AnalisNews.co.id
Wacana pemerintah pusat yang akan melakukan pemutusan kontrak se-Indonesia sebagai yang tercantum di dalam Peraturan pemerintah nomor 49 tahun 2018 tentang pegawai pemerintah dengan perjanjian kerja pada Pasal 99 Ayat 1 yang berbunyi: “Pada saat Peraturan Pemerintah ini mulai berlaku, Pegawai non-PNS yang bertugas pada instansi pemerintah termasuk pegawai yang bertugas pada lembaga non struktural, instansi pemerintah yang menerapkan pola pengelolaan keuangan badan layanan umum/badan layanan umum daerah, lembaga penyiaran publik, dan perguruan tinggi negeri baru berdasarkan Peraturan Presiden Nomor 10 Tahun 2016 tentang Dosen dan Tenaga Kependidikan pada Perguruan Tinggi Negeri Baru sebelum diundangkannya Peraturan Pemerintah ini, masih tetap melaksanakan tugas paling lama 5 (lima) tahun”

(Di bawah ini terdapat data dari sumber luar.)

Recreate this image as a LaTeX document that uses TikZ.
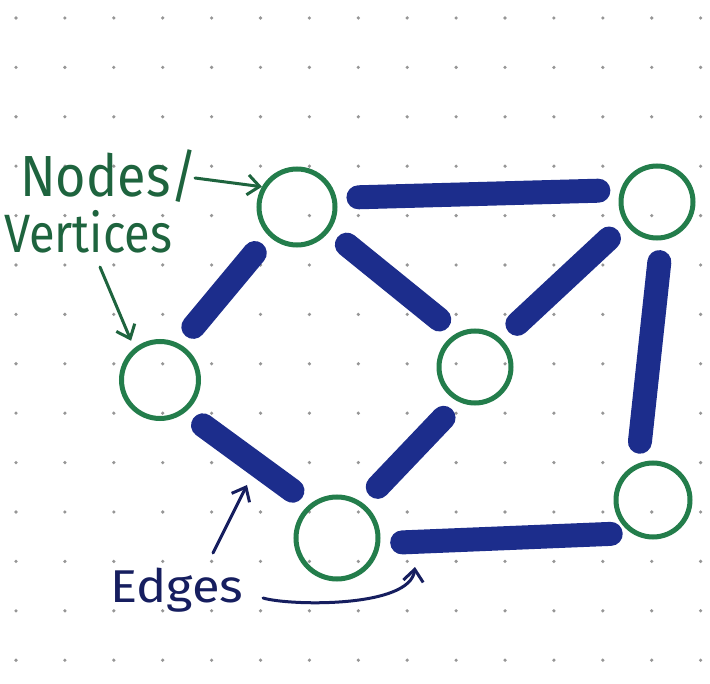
\documentclass[tikz,border=0pt]{standalone}
\usepackage{fontspec}
\setmainfont{Fira Sans}
\usetikzlibrary{arrows.meta}
\definecolor{vgreen}{RGB}{35,125,75}
\definecolor{tgreen}{RGB}{30,100,62}
\definecolor{eblue}{RGB}{28,45,140}
\definecolor{navy}{RGB}{22,30,95}
\definecolor{dotgray}{RGB}{150,150,150}
\begin{document}
\begin{tikzpicture}[x=1pt,y=-1pt,
  vertex/.style={circle,draw=vgreen,line width=5pt,inner sep=0pt},
  edge/.style={draw=eblue,line width=24pt,line cap=round,shorten <=22pt,shorten >=22pt},
  ptr/.style={-{Straight Barb[length=12pt,width=20pt,line width=3pt]},line width=3pt,line cap=round}]
\useasboundingbox (0,0) rectangle (710,684);
\fill[white] (0,0) rectangle (710,684);
\foreach \i in {0,...,14}{
  \foreach \j in {0,...,13}{
    \fill[dotgray] (16+48.9*\i, 18+49.4*\j) circle (1.8pt);
  }
}
% vertices
\node[vertex,minimum size=76pt] (A) at (297,207) {};
\node[vertex,minimum size=72pt] (B) at (657,202) {};
\node[vertex,minimum size=77pt] (C) at (160,380) {};
\node[vertex,minimum size=72pt] (D) at (475,367) {};
\node[vertex,minimum size=82pt] (E) at (337,538) {};
\node[vertex,minimum size=74pt] (F) at (653,500) {};
% edges
\draw[edge] (A.13) -- (B.162);
\draw[edge] (A.226) -- (C.62);
\draw[edge] (A.-36) -- (D.119);
\draw[edge] (B.214) -- (D.47);
\draw[edge] (B.-83) -- (F.113);
\draw[edge] (C.-52) -- (E.128);
\draw[edge] (D.245) -- (E.54);
\draw[edge,shorten >=12pt] (E.-7) -- ([yshift=-8pt]F.-140);
% labels
\node[anchor=base west,text=tgreen,inner sep=0pt,font=\fontsize{58}{58}\selectfont] (nodeslbl) at (20,197) {\scalebox{0.9}[1]{Nodes/}};
\node[anchor=base west,text=tgreen,inner sep=0pt,font=\fontsize{54}{54}\selectfont] (vertlbl) at (4,253) {\scalebox{0.87}[1]{Vertices}};
\node[anchor=base west,text=navy,inner sep=0pt,font=\fontsize{46}{46}\selectfont] (edgeslbl) at (110,602) {\scalebox{1.1}[1]{Edges}};
% pointers
\coordinate (p1) at (195,178);
\draw[ptr,tgreen] (p1) -- (A.150);
\coordinate (p2) at (100,267);
\draw[ptr,tgreen,shorten >=8pt] (p2) -- (C.129);
\coordinate (q1s) at (213,553);
\coordinate (q1t) at (247,485);
\draw[ptr,navy] (q1s) -- (q1t);
\coordinate (q2s) at (263,598);
\coordinate (q2t) at (415,567);
\draw[ptr,navy] (q2s) .. controls (290,606) and (410,608) .. (q2t);
\end{tikzpicture}
\end{document}
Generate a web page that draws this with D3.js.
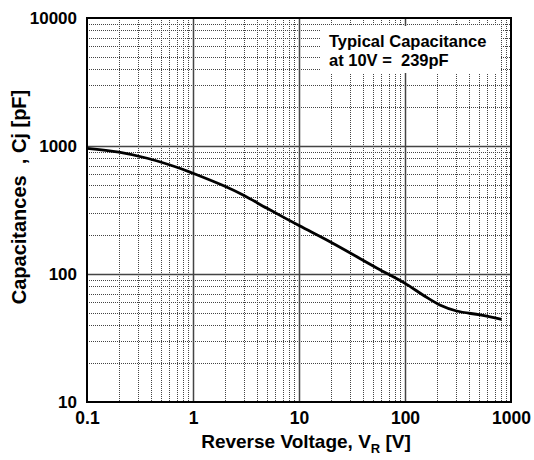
<!DOCTYPE html>
<html><head><meta charset="utf-8">
<script src="https://cdn.jsdelivr.net/npm/d3@7"></script>
<style>body{margin:0;background:#fff}svg{display:block}text{font-family:"Liberation Sans",Arial,sans-serif;font-weight:bold;fill:#000}</style>
</head><body><svg id="c" width="534" height="460"></svg>
<script>
const voltage = [0.1, 0.2, 0.37, 0.75, 1, 2, 3, 5, 10, 20, 58, 100, 150, 213, 307, 511, 817];
const capacitance = [958, 895, 802, 670, 612, 484, 412, 326, 239, 177, 108, 84.5, 68, 57.3, 51.4, 47.9, 44.3];
const xTicks = [0.1, 1, 10, 100, 1000];
const yTicks = [10, 100, 1000, 10000];
const xTickLabels = ["0.1", "1", "10", "100", "1000"];
const yTickLabels = ["10", "100", "1000", "10000"];

const svg = d3.select("#c");
const L = 87, R = 511, T = 18, B = 402;
const x = d3.scaleLog().domain([0.1, 1000]).range([L, R]);
const y = d3.scaleLog().domain([10, 10000]).range([B, T]);

const minorX = [], minorY = [];
for (let d = 0.1; d < 999; d *= 10) for (let k = 2; k <= 9; k++) minorX.push(d * k);
for (let d = 10; d < 9999; d *= 10) for (let k = 2; k <= 9; k++) minorY.push(d * k);
const g = svg.append("g");
g.selectAll(".mx").data(minorX).enter().append("line")
  .attr("x1", d => Math.round(x(d)) + 0.5).attr("x2", d => Math.round(x(d)) + 0.5)
  .attr("y1", T).attr("y2", B).attr("stroke", "#444").attr("stroke-width", 1).attr("stroke-dasharray", "1,1");
g.selectAll(".my").data(minorY).enter().append("line")
  .attr("y1", d => Math.round(y(d)) + 0.5).attr("y2", d => Math.round(y(d)) + 0.5)
  .attr("x1", L).attr("x2", R).attr("stroke", "#444").attr("stroke-width", 1).attr("stroke-dasharray", "1,1");
g.selectAll(".Mx").data(xTicks.slice(1, -1)).enter().append("line")
  .attr("x1", d => Math.round(x(d)) + 0.5).attr("x2", d => Math.round(x(d)) + 0.5)
  .attr("y1", T).attr("y2", B).attr("stroke", "#444").attr("stroke-width", 1.5);
g.selectAll(".My").data(yTicks.slice(1, -1)).enter().append("line")
  .attr("y1", d => Math.round(y(d)) + 0.5).attr("y2", d => Math.round(y(d)) + 0.5)
  .attr("x1", L).attr("x2", R).attr("stroke", "#444").attr("stroke-width", 1.5);

svg.append("rect").attr("x", 321).attr("y", 26).attr("width", 179).attr("height", 47).attr("fill", "#fff");
svg.append("text").attr("x", 329).attr("y", 47).attr("font-size", 16.5).text("Typical Capacitance");
svg.append("text").attr("x", 329).attr("y", 66).attr("font-size", 16.5).attr("xml:space", "preserve").text("at 10V =  239pF");

const line = d3.line().x((d, i) => x(voltage[i])).y((d, i) => y(capacitance[i])).curve(d3.curveCatmullRom.alpha(0.5));
svg.append("path").attr("d", line(capacitance)).attr("fill", "none").attr("stroke", "#000").attr("stroke-width", 2.8);

svg.append("rect").attr("x", L).attr("y", T).attr("width", R - L).attr("height", B - T)
  .attr("fill", "none").attr("stroke", "#000").attr("stroke-width", 2);

const xa = svg.append("g").attr("transform", `translate(0,${B})`)
  .call(d3.axisBottom(x).tickValues(xTicks).tickFormat((d, i) => xTickLabels[i]).tickSize(0).tickPadding(10));
xa.select(".domain").remove();
xa.selectAll("text").attr("font-size", 17.5).attr("y", 22).attr("dy", 0).style("font-family", "Liberation Sans, Arial, sans-serif").style("font-weight", "bold").attr("fill", "#000");
const ya = svg.append("g").attr("transform", `translate(${L},0)`)
  .call(d3.axisLeft(y).tickValues(yTicks).tickFormat((d, i) => yTickLabels[i]).tickSize(0).tickPadding(10));
ya.select(".domain").remove();
ya.selectAll("text").attr("font-size", 17).style("font-family", "Liberation Sans, Arial, sans-serif").style("font-weight", "bold").attr("fill", "#000");

const xt = svg.append("text").attr("x", 306).attr("y", 448).attr("text-anchor", "middle").attr("font-size", 19).attr("xml:space", "preserve");
xt.append("tspan").text("Reverse Voltage, V");
xt.append("tspan").attr("font-size", 13).attr("dy", 5).text("R");
xt.append("tspan").attr("dy", -5).text(" [V]");
svg.append("text").attr("transform", "translate(26,197) rotate(-90)").attr("text-anchor", "middle").attr("font-size", 20)
  .attr("xml:space", "preserve").text("Capacitances  , Cj [pF]");
</script></body></html>
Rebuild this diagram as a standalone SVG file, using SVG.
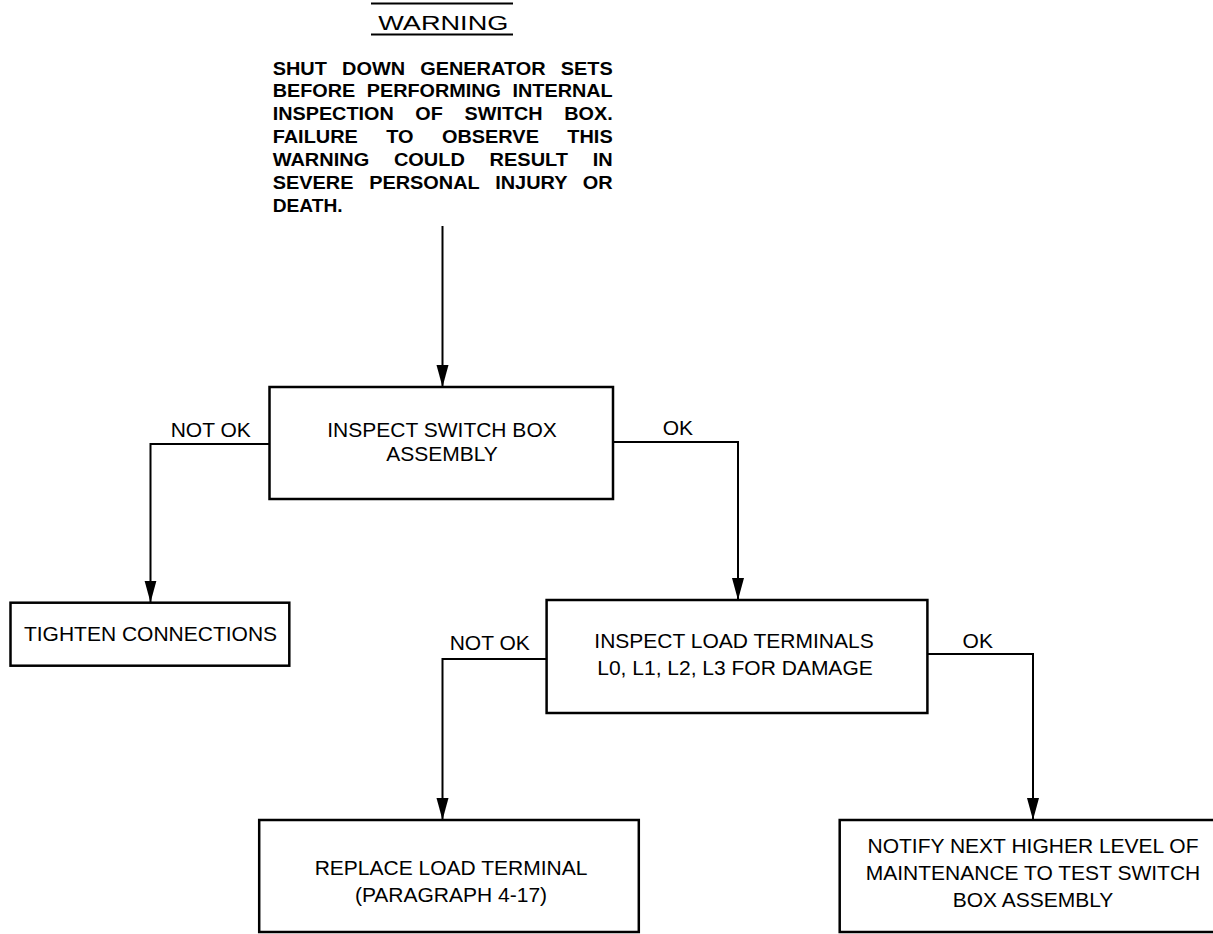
<svg xmlns="http://www.w3.org/2000/svg" width="1213" height="934" viewBox="0 0 1213 934">
<style>
  .box { fill: #fff; stroke: #000; stroke-width: 2.5; }
  .conn { fill: none; stroke: #000; stroke-width: 2; }
  .t { font-family: "Liberation Sans", Arial, Helvetica, sans-serif; font-size: 21px; fill: #000; }
  .c { text-anchor: middle; }
  .w { font-family: "Liberation Sans", Arial, Helvetica, sans-serif; font-size: 18px; font-weight: bold; fill: #000; }
</style>
<defs>
  <marker id="arr" markerUnits="userSpaceOnUse" markerWidth="24" markerHeight="14" refX="22" refY="6" orient="auto">
    <path d="M0,0 L22,6 L0,12 z" fill="#000"/>
  </marker>
</defs>
<rect width="1213" height="934" fill="#fff"/>

<g id="warning">
  <line x1="371" y1="3.5" x2="513" y2="3.5" stroke="#000" stroke-width="2"/>
  <text class="t c" x="443.3" y="30" font-size="24" textLength="130" lengthAdjust="spacingAndGlyphs">WARNING</text>
  <line x1="371" y1="34.5" x2="513" y2="34.5" stroke="#000" stroke-width="2"/>
  <text class="w" x="272.7" y="75" word-spacing="8.7" textLength="340" lengthAdjust="spacingAndGlyphs">SHUT DOWN GENERATOR SETS</text>
  <text class="w" x="272.7" y="97" word-spacing="5.5" textLength="340" lengthAdjust="spacingAndGlyphs">BEFORE PERFORMING INTERNAL</text>
  <text class="w" x="272.7" y="119.5" word-spacing="14.7" textLength="340" lengthAdjust="spacingAndGlyphs">INSPECTION OF SWITCH BOX.</text>
  <text class="w" x="272.7" y="142.5" word-spacing="20.7" textLength="340" lengthAdjust="spacingAndGlyphs">FAILURE TO OBSERVE THIS</text>
  <text class="w" x="272.7" y="165.5" word-spacing="17.3" textLength="340" lengthAdjust="spacingAndGlyphs">WARNING COULD RESULT IN</text>
  <text class="w" x="272.7" y="188.5" word-spacing="9.3" textLength="340" lengthAdjust="spacingAndGlyphs">SEVERE PERSONAL INJURY OR</text>
  <text class="w" x="272.7" y="212" textLength="70" lengthAdjust="spacingAndGlyphs">DEATH.</text>
</g>

<g id="connectors">
  <path class="conn" d="M442.5,226 V387" marker-end="url(#arr)"/>
  <path class="conn" d="M269.5,444 H150.5 V602.5" marker-end="url(#arr)"/>
  <path class="conn" d="M613,442 H738 V600" marker-end="url(#arr)"/>
  <path class="conn" d="M546.6,659 H442.5 V820" marker-end="url(#arr)"/>
  <path class="conn" d="M927.4,654 H1033 V820" marker-end="url(#arr)"/>
  <text class="t" x="170.7" y="437">NOT OK</text>
  <text class="t" x="662.7" y="435">OK</text>
  <text class="t" x="449.7" y="650">NOT OK</text>
  <text class="t" x="962.6" y="648">OK</text>
</g>

<g id="inspect-switch-box">
  <rect class="box" x="269.5" y="387" width="343.5" height="112"/>
  <text class="t c" x="442" y="437">INSPECT SWITCH BOX</text>
  <text class="t c" x="442" y="461">ASSEMBLY</text>
</g>

<g id="tighten-connections">
  <rect class="box" x="10.5" y="602.7" width="278.8" height="63"/>
  <text class="t c" x="150.5" y="641">TIGHTEN CONNECTIONS</text>
</g>

<g id="inspect-load-terminals">
  <rect class="box" x="546.6" y="600" width="380.8" height="113"/>
  <text class="t c" x="734" y="648">INSPECT LOAD TERMINALS</text>
  <text class="t c" x="735" y="675">L0, L1, L2, L3 FOR DAMAGE</text>
</g>

<g id="replace-load-terminal">
  <rect class="box" x="259.2" y="820" width="379.6" height="112"/>
  <text class="t c" x="451" y="875">REPLACE LOAD TERMINAL</text>
  <text class="t c" x="451" y="902">(PARAGRAPH 4-17)</text>
</g>

<g id="notify-next-higher-level">
  <rect class="box" x="839.7" y="820" width="385" height="112"/>
  <text class="t c" x="1033" y="853">NOTIFY NEXT HIGHER LEVEL OF</text>
  <text class="t c" x="1033" y="880">MAINTENANCE TO TEST SWITCH</text>
  <text class="t c" x="1033" y="907">BOX ASSEMBLY</text>
</g>
</svg>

Peraturan pemerintah nomor 49 Tahun 2018 pasal 99 ini kita gugat ke mahkamah agung untuk diuji kembali karena menurut kita aturan ini jelas-jelas belum memihak kepada rakyat yang berkerja sebagai pegawai kontrak daerah se-Indonesia. Ucap Sandri Amin SH Kuasa hukum Pemohon Yudisial Review Mahkamah Agung.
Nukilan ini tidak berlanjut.